▶ [The data]:
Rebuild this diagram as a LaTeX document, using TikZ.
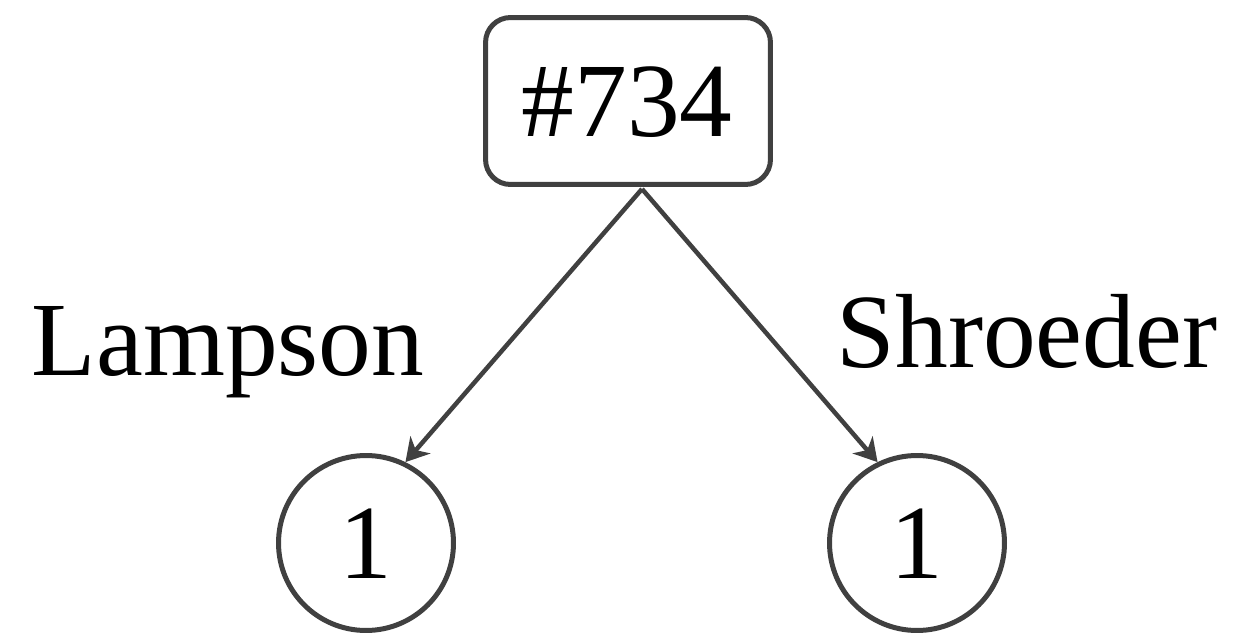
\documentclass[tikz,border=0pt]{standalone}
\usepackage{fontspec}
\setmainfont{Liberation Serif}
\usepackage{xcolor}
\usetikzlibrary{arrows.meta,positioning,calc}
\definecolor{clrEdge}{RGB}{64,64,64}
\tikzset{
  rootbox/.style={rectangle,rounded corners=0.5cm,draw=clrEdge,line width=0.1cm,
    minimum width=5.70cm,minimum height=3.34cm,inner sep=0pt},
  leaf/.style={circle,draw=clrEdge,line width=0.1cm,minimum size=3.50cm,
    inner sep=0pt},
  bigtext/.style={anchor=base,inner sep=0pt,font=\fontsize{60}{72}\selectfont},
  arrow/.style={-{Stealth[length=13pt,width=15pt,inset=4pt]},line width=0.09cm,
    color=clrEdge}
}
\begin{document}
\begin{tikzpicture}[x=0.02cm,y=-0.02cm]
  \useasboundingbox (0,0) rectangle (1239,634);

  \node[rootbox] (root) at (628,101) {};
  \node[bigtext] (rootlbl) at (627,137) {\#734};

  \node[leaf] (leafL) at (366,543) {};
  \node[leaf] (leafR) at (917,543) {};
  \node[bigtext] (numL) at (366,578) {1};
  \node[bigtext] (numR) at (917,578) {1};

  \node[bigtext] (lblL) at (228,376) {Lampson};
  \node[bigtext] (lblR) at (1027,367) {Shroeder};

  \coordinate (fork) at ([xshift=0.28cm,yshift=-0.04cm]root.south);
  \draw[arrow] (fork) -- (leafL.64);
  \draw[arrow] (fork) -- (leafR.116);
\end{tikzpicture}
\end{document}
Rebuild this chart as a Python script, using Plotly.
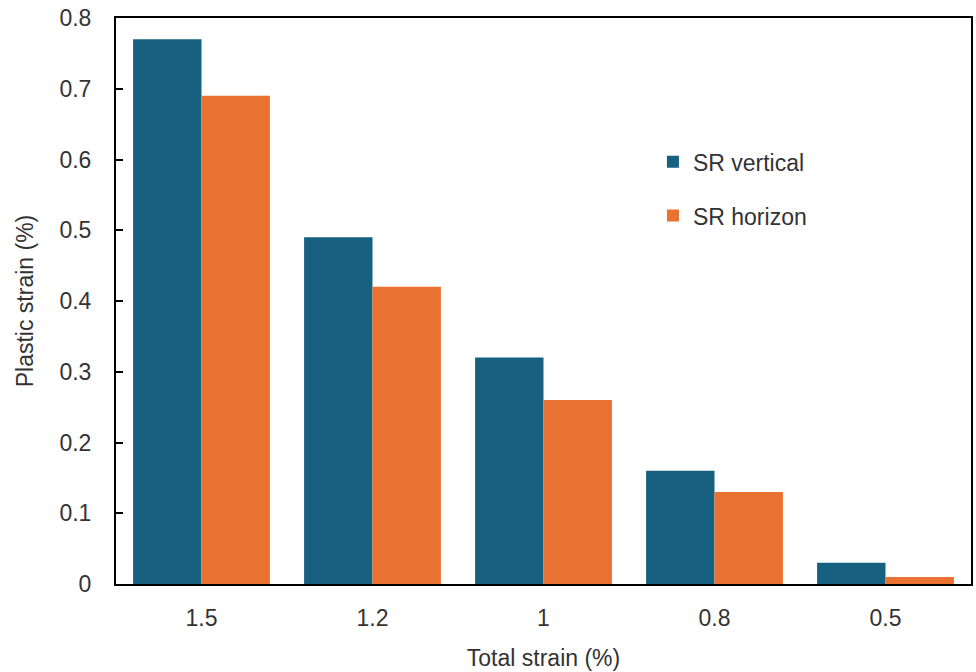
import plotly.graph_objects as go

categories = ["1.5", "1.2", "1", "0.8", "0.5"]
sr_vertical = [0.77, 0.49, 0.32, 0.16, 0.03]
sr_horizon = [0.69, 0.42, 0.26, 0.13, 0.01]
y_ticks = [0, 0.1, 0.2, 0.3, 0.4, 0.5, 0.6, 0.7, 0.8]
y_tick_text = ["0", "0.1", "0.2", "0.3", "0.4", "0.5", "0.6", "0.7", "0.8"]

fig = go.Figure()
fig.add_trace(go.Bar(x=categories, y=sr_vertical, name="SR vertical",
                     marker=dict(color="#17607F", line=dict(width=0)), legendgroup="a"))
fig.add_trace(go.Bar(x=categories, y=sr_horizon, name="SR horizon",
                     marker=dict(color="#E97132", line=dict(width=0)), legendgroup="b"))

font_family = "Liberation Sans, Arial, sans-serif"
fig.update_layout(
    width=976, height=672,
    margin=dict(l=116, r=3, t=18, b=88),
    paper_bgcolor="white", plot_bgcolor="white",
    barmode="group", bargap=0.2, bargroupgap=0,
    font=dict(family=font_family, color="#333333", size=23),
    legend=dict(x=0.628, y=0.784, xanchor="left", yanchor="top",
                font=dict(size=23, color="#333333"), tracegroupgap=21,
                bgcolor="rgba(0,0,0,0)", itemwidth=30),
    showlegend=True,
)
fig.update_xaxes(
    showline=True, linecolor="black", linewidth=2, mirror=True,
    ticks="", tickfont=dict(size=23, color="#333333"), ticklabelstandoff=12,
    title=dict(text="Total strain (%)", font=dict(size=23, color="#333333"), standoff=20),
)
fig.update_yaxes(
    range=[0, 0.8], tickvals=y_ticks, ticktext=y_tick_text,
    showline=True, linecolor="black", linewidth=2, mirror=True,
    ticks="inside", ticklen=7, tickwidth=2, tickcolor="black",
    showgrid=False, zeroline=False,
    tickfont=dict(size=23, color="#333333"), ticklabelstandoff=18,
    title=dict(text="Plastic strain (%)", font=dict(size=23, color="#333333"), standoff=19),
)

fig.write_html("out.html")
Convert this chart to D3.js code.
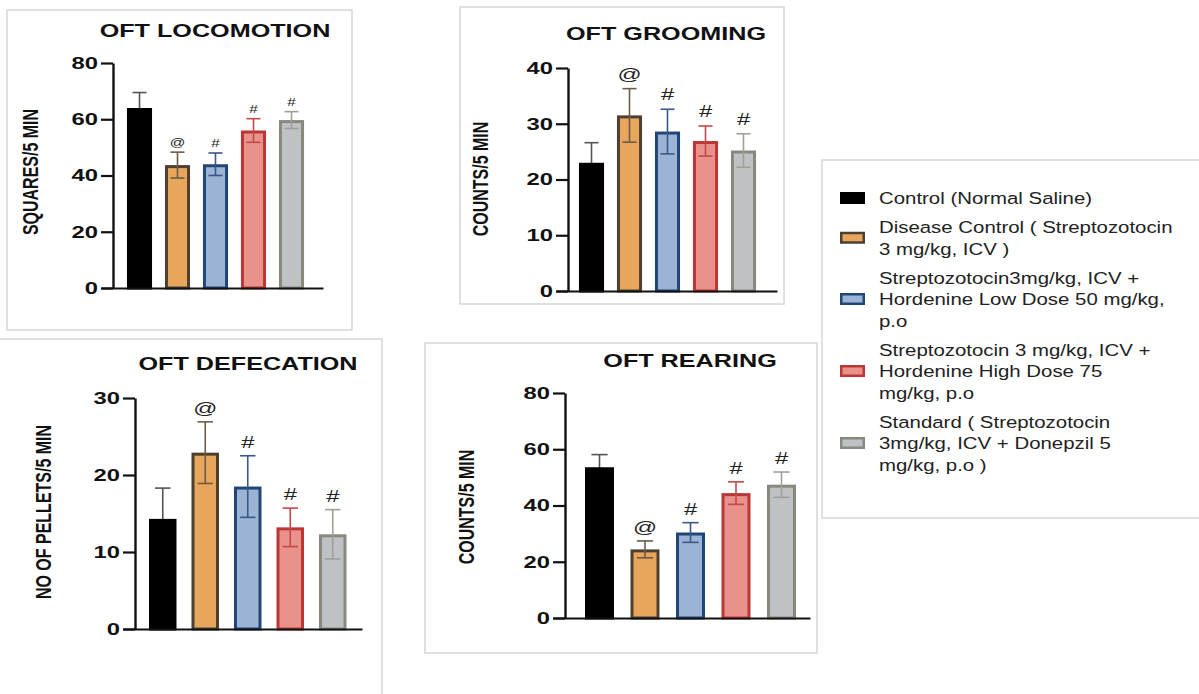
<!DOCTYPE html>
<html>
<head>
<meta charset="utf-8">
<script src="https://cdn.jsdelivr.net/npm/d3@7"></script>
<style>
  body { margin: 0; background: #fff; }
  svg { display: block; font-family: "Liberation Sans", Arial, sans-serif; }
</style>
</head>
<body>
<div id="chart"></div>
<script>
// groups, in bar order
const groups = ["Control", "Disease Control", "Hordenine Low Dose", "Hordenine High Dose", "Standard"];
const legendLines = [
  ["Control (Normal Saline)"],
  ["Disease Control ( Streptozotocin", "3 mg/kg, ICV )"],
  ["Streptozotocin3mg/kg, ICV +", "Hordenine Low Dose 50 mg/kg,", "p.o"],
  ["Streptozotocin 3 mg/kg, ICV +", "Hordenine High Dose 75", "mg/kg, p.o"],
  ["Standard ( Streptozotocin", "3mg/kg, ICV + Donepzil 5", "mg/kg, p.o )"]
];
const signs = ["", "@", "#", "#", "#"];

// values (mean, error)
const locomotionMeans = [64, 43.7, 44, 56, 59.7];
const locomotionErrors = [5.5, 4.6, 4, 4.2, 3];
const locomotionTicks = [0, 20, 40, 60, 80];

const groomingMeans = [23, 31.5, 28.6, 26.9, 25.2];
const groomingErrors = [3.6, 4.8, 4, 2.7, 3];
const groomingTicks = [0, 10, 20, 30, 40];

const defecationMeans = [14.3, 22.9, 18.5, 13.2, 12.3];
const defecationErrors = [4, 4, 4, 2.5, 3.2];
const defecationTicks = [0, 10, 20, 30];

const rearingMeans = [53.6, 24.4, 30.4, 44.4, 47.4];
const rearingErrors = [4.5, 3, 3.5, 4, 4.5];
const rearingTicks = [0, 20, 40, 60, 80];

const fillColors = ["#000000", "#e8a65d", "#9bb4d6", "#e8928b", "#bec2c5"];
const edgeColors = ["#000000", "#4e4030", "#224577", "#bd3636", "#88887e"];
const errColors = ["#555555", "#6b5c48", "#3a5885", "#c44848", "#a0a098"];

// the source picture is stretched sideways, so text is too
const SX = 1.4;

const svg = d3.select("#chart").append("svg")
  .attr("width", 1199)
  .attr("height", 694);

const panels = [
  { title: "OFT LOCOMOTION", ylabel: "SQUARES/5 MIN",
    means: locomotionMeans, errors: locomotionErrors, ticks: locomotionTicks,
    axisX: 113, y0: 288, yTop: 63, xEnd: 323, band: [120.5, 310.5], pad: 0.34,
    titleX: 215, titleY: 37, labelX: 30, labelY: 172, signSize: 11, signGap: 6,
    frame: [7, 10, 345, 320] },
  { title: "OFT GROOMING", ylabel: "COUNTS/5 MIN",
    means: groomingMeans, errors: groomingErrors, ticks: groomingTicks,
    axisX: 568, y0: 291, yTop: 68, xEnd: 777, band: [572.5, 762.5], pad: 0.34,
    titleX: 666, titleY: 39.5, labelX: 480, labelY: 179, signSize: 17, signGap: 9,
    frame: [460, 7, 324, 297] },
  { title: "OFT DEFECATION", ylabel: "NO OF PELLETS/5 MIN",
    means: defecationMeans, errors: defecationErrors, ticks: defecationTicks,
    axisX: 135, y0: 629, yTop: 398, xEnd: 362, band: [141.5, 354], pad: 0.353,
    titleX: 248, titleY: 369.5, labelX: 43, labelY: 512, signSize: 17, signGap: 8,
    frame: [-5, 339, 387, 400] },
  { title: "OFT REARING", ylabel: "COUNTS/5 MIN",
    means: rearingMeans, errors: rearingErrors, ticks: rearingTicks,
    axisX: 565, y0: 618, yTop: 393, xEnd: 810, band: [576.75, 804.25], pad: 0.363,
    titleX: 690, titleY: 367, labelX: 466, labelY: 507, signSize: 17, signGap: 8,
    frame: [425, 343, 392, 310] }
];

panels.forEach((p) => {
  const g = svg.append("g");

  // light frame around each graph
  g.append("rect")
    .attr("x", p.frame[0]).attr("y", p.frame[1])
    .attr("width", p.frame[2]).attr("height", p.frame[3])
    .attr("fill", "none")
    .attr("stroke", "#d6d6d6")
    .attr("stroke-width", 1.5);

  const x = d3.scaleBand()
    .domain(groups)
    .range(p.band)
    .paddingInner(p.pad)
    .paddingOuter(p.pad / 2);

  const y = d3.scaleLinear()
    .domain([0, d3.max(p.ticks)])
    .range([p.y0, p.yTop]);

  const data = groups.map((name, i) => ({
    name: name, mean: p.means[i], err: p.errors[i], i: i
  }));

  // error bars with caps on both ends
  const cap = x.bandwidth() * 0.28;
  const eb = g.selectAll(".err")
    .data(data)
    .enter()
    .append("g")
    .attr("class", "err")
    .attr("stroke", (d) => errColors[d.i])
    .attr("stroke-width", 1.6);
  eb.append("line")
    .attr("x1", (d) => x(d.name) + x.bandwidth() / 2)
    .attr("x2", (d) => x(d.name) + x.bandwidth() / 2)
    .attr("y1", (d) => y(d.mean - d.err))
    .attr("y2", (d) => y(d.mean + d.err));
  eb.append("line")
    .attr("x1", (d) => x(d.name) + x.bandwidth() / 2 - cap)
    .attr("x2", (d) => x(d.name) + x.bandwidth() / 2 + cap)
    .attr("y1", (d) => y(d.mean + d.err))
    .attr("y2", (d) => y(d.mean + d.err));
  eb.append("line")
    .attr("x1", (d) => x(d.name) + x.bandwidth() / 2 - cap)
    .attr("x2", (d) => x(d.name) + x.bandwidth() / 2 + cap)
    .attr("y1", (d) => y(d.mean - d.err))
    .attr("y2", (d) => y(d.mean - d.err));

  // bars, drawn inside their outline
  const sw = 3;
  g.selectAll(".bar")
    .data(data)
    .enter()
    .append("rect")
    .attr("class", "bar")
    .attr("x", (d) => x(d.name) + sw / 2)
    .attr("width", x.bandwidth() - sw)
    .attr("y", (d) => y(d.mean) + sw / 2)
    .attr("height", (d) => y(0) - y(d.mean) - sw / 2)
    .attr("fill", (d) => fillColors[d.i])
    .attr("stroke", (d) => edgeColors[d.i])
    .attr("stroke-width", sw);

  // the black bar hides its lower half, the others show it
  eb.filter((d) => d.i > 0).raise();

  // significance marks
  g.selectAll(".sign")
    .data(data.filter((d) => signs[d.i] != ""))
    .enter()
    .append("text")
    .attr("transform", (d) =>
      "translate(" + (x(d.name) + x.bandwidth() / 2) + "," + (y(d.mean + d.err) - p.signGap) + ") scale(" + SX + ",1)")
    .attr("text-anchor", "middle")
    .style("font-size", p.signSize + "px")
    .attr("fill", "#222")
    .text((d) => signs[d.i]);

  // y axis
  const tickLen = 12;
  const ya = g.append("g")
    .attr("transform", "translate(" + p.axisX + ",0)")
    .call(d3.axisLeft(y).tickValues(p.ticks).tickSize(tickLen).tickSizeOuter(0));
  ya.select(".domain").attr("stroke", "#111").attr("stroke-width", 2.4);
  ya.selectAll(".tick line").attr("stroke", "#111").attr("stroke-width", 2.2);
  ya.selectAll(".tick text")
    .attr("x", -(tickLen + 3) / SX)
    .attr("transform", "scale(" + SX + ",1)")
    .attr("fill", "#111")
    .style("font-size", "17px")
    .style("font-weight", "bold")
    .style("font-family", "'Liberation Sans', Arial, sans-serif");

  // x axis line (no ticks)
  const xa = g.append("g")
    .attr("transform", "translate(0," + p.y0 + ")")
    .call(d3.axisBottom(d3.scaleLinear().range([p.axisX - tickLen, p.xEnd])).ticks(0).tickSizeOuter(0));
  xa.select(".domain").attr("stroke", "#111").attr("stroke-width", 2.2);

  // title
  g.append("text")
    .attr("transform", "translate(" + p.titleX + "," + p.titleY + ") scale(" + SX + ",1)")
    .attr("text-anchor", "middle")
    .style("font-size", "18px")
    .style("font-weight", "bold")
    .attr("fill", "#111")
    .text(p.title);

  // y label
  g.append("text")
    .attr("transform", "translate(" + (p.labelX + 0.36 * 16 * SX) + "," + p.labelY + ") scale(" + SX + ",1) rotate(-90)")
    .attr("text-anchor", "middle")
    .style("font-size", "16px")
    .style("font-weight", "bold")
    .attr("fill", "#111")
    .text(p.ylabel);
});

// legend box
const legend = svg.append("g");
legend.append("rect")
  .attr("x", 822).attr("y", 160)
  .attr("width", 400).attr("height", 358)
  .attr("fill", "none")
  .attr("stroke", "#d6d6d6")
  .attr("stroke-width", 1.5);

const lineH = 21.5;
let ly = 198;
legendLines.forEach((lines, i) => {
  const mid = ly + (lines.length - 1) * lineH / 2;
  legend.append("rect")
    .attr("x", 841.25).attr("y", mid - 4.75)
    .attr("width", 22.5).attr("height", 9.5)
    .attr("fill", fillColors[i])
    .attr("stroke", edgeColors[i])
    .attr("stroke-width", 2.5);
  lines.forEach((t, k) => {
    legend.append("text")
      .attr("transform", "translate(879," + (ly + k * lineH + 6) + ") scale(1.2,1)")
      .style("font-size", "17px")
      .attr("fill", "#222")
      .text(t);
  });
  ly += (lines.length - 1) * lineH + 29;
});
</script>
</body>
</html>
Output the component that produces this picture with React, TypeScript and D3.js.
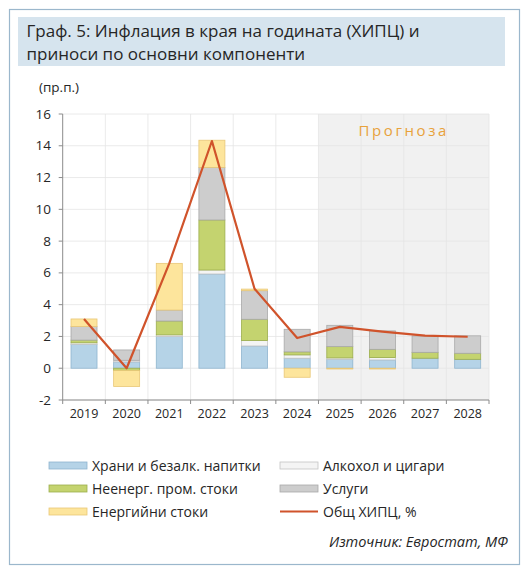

▶ [Task details]: From the first line above through the line containing "(rootlbl) at (627,137)", copy everything exactly, without the pictures.

▶ [Exercise result]:
Rebuild this diagram as a LaTeX document, using TikZ.
\documentclass[tikz,border=0pt]{standalone}
\usepackage{fontspec}
\setmainfont{Liberation Serif}
\usepackage{xcolor}
\usetikzlibrary{arrows.meta,positioning,calc}
\definecolor{clrEdge}{RGB}{64,64,64}
\tikzset{
  rootbox/.style={rectangle,rounded corners=0.5cm,draw=clrEdge,line width=0.1cm,
    minimum width=5.70cm,minimum height=3.34cm,inner sep=0pt},
  leaf/.style={circle,draw=clrEdge,line width=0.1cm,minimum size=3.50cm,
    inner sep=0pt},
  bigtext/.style={anchor=base,inner sep=0pt,font=\fontsize{60}{72}\selectfont},
  arrow/.style={-{Stealth[length=13pt,width=15pt,inset=4pt]},line width=0.09cm,
    color=clrEdge}
}
\begin{document}
\begin{tikzpicture}[x=0.02cm,y=-0.02cm]
  \useasboundingbox (0,0) rectangle (1239,634);

  \node[rootbox] (root) at (628,101) {};
  \node[bigtext] (rootlbl) at (627,137) {\#734};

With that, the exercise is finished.